What is QUINOA?
The mother of all grains to the Incas, today a superfood that can help feed the world. Quinoa — “keenwah” — is a broadleaf plant species (chenopodium quinoa) genetically close to sugarbeet and spinach, functionally raised as a grain crop and so sometimes termed a pseudo-cereal. There are thousands of varieties of quinoa, most of them wild. Most valuable are the heirloom strains nurtured by Bolivian farmers to thrive in saline soils at at high altitude, resisting drought, frost and saline soils to provide the unrivaled goodness of Royal Quinoa.
Quinoa has been growing naturally amid the severe landscape of Bolivia’s altiplano for thousands of years. The plants grow from tiny seeds to as much as six feet in about a hundred days, protected from pests by an outer coating of bitter-tasting saponin and maturing in shades of green, gold and red. Llamas provide natural fertilizer, and half a pound of planted seeds can yield up to 2,000 pounds of new seed per acre at harvest.
The farmers sow, reap and thresh their quinoa by hand before it is traded in local markets, trucked to processing facilities, cleaned to remove the saponin and field debris then shipped to global customers including major food companies and individual consumers.
Harvested quinoa seeds come in a variety of colors, of which three are widely available in retail outlets. White (golden) quinoa, the most commonly found, offers the mildest taste, smoothest texture and shortest cooking time. Red seeds add vibrant color and nutty taste to cold dishes and salads. Black quinoa is favored for its earthy sweetness and crunchy texture. Quinoa is versatile: it is ground into flour for use in flatbreads, pasta and many more baking applications, and it can be found in alcoholic beverages, shampoo and cosmetics. Quinoa leaves can be eaten and taste much like spinach, although typically they are not exported.
Quinoa is nutritionally richer than wheat, barley and other “true grains.” It is a rare, plant-based source of complete protein, boasting all nine essential amino acids. It’s high in fiber, rich in important minerals, totally gluten-free.

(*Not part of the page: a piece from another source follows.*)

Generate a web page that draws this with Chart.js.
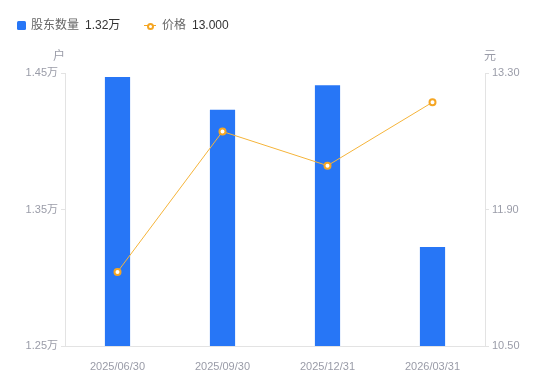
<!DOCTYPE html>
<html><head><meta charset="utf-8">
<script src="https://cdn.jsdelivr.net/npm/chart.js@4"></script>
<style>
html,body{margin:0;padding:0;background:#fff;}
#wrap{position:relative;width:550px;height:381px;font-family:"Liberation Sans","Noto Sans CJK SC",sans-serif;}
#legend{position:absolute;left:0;top:0;width:550px;height:48px;font-size:12px;}
.li{position:absolute;top:18px;height:14px;line-height:14px;white-space:nowrap;}
.nm{color:#666;}
.vl{color:#333;margin-left:6px;}
.sq{display:inline-block;width:9px;height:9px;background:#2776f6;border-radius:1.5px;vertical-align:-1px;margin-right:5px;}
.ln{display:inline-block;position:relative;width:12px;height:9px;margin-right:6px;vertical-align:-1px;}
.ln:before{content:"";position:absolute;left:0;right:0;top:4px;height:1px;background:#f5a623;}
.ln:after{content:"";position:absolute;left:3px;top:1.5px;width:3px;height:3px;border:2px solid #f5a623;border-radius:50%;background:#fff;}
canvas{position:absolute;left:0;top:0;}
</style></head>
<body>
<div id="wrap">
<canvas id="c" width="550" height="381"></canvas>
<div id="legend">
  <div class="li" style="left:17px"><span class="sq"></span><span class="nm">股东数量</span><span class="vl">1.32万</span></div>
  <div class="li" style="left:144px"><span class="ln"></span><span class="nm">价格</span><span class="vl">13.000</span></div>
</div>
</div>
<script>
const categories = ["2025/06/30","2025/09/30","2025/12/31","2026/03/31"];
const holders = [14470, 14230, 14410, 13225];
const prices = [11.26, 12.70, 12.35, 13.00];
const leftTicks = [12500, 13500, 14500];
const rightTicks = [10.50, 11.90, 13.30];
const leftUnit = "户";
const rightUnit = "元";

const FONT = '"Liberation Sans","Noto Sans CJK SC",sans-serif';
const GRAY = '#9a9ca8';
const AXIS = '#e3e3e3';

const unitPlugin = {
  id:'units',
  afterDraw(chart){
    const ctx = chart.ctx, a = chart.chartArea;
    ctx.save();
    ctx.font = '12px ' + FONT;
    ctx.fillStyle = GRAY;
    ctx.textAlign = 'center';
    ctx.textBaseline = 'middle';
    ctx.fillText(leftUnit, a.left - 6, a.top - 16);
    ctx.fillText(rightUnit, a.right + 5, a.top - 16);
    ctx.restore();
  }
};

new Chart(document.getElementById('c'), {
  data:{
    labels:categories,
    datasets:[
      {type:'line', label:'价格', data:prices, yAxisID:'y1', borderColor:'#f5b43a', borderWidth:1,
       pointRadius:3, pointBorderWidth:2, pointBackgroundColor:'#fff', pointBorderColor:'#f5a623', tension:0, order:0},
      {type:'bar', label:'股东数量', data:holders, yAxisID:'y', backgroundColor:'#2776f6',
       barPercentage:0.24, categoryPercentage:1, order:1}
    ]
  },
  options:{
    responsive:false, animation:false,
    layout:{padding:{top:73,left:0,right:0,bottom:0}},
    plugins:{legend:{display:false}, tooltip:{enabled:false}},
    scales:{
      x:{
        grid:{display:false},
        border:{display:true,color:AXIS},
        ticks:{color:GRAY,font:{size:11,family:FONT},padding:6,maxRotation:0},
        afterFit(s){s.height=35;}
      },
      y:{
        position:'left', min:12500, max:14500,
        afterBuildTicks(s){s.ticks = leftTicks.map(v=>({value:v}));},
        grid:{drawOnChartArea:false, color:AXIS, tickLength:4},
        border:{display:true,color:AXIS},
        ticks:{color:GRAY,font:{size:11,family:FONT},padding:3,
          callback:v=>(v/10000).toFixed(2)+'万'},
        afterFit(s){s.width=65;}
      },
      y1:{
        position:'right', min:10.5, max:13.3,
        afterBuildTicks(s){s.ticks = rightTicks.map(v=>({value:v}));},
        grid:{drawOnChartArea:false, color:AXIS, tickLength:4},
        border:{display:true,color:AXIS},
        ticks:{color:GRAY,font:{size:11,family:FONT},padding:3,
          callback:v=>Number(v).toFixed(2)},
        afterFit(s){s.width=65;}
      }
    }
  },
  plugins:[unitPlugin]
});
</script>
</body></html>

Four thousand years ago, Babylonian mathematicians were figuring out fractions and farmers in Pakistan started raising cotton. Meanwhile high in the Andes mountains, the Aymara and Quechua peoples had begun to domesticate the hardy native plant known as Kinwa in the Quechua language.
For ages to follow, quinoa nourished the Andean way of life. The protein-rich seeds were ground into flour for baking or boiled in stews. In the extreme Altiplano climate, where other crops routinely failed, successive cultures trusted quinoa to fuel their families and their fighting men.
The Incas revered quinoa; from the 1530s, the Spanish burned it, banned it and dictated wheat as its unsuitable replacement. Within decades quinoa had withdrawn to its remote highland roots and centuries of global obscurity. Isolation had its benefits: ancient seeds flourished free from contaminants, and farmers developed their tools and techniques for working with Nature, simple, effective, organic and sustainable.
Fast-forward to the 1980s, when food scientists identified the nutritional richness of quinoa just as healthy eating was emerging as a mega-trend among consumers in developed countries. Bolivian quinoa planting doubled in a few years, and organic-food pioneers began building a supply chain to the US market.
By 2007, the US was importing 3,300 metric tons of quinoa per year; by 2013, business had boomed to 36,000 metric tons, with quinoa on supermarket shelves nationwide. In Bolivia, tractors and irrigation systems started to appear in the fields and as farm incomes soared, electricity, sanitation and education reached even the remotest communities.
Worldwide interest and demand for quinoa followed a parallel growth curve, and the United Nations declared 2013 as the International Year of Quinoa. As other countries aggressively seek to harness the magic of the Mother Grain of the Andes, a critical new chapter in the history of quinoa is currently being written.